FIFTEEN MILES EAST OF DALLAS, wedged between Mesquite and Garland, the cheerfully named town of Sunnyvale has been swept up in a Who Shot J.R.?—style mystery since March 1, when former mayor Charles Mayhew, Sr., was found dead in his bed, having sustained a single gunshot wound to the neck. Because there was no sign of a struggle or forced entry, it seems likely that the 81-year-old oilman knew his killer well, which ought to make it an easy case to solve in a town of only 2,350. But it’s proving to be anything but. At the time of his death, Mayhew had been suing Sunnyvale for eleven years over zoning restrictions, costing the town—and, by extension, its tax-paying residents—more than $2 million in legal fees. “There’s certainly lots of talk,” says Sunnyvale’s current mayor, Jim Wade. “Everybody’s got a list of possible suspects and motives.”

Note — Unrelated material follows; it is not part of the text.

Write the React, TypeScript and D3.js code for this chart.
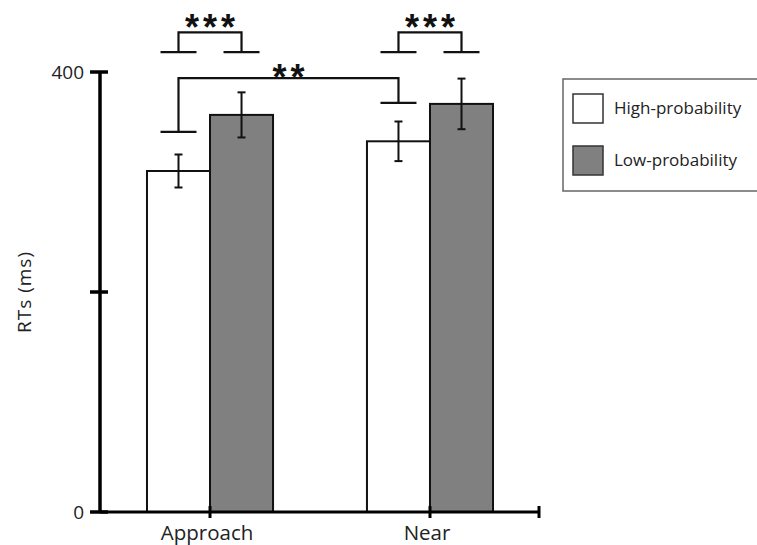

As perplexing as Mayhew’s murder may be, it isn’t the first crime to befall his family. While he was still in office in 1972, his daughter, Amanda—newly married to Dallas Morning News heir Joe M. Dealey, Jr.—was kidnapped and held for $250,000 ransom before being safely returned two days later. Money, too, may have fueled the recent tragedy. Mayhew’s dispute with pastoral Sunnyvale—still relatively unchanged from the days when farmers and moonshiners had the run of the place—began in 1987, when he and his son, Chuck, decided to fight the town’s zoning ordinance, which made the profitable development of their 1,200 acres nearly impossible. In the legal tangles that followed, the Mayhews leveled charges of racism against the town, arguing that zoning restrictions were designed to keep out “undesirables.” (“It’s a Fort Apache of white flight,” observes a Dallas developer.) Sunnyvale, which said it simply wanted to preserve good country living near the Metroplex, faced possible bankruptcy if the courts sided with the Mayhews. “No one in Sunnyvale was too happy about this lawsuit,” explains another former mayor, Paul Cash.

Mayhew’s body was apparently discovered by 45-year-old Chuck, a hard-living hell-raiser who is a champion marksman. Chuck was questioned by investigators from the Dallas County Sheriff’s Department, though they refuse to call him a suspect. Then again, it is well-known around Sunnyvale that Chuck (who did not respond to requests for an interview for this story) was frustrated by his inability to make money off his father’s land. It certainly didn’t help matters that it was his father, while mayor, who amended the zoning ordinance that later caused the family’s problems.

So far, no arrests have been made in the case, and the possibilities seem endless. Says Don Peritz, Jr., an investigator with the sheriff’s department: “No one is being ruled out as a suspect.” But at least one issue has been resolved. Two weeks after Mayhew’s murder, the Texas Supreme Court handed down its ruling in the zoning lawsuit—and found in favor of Sunnyvale.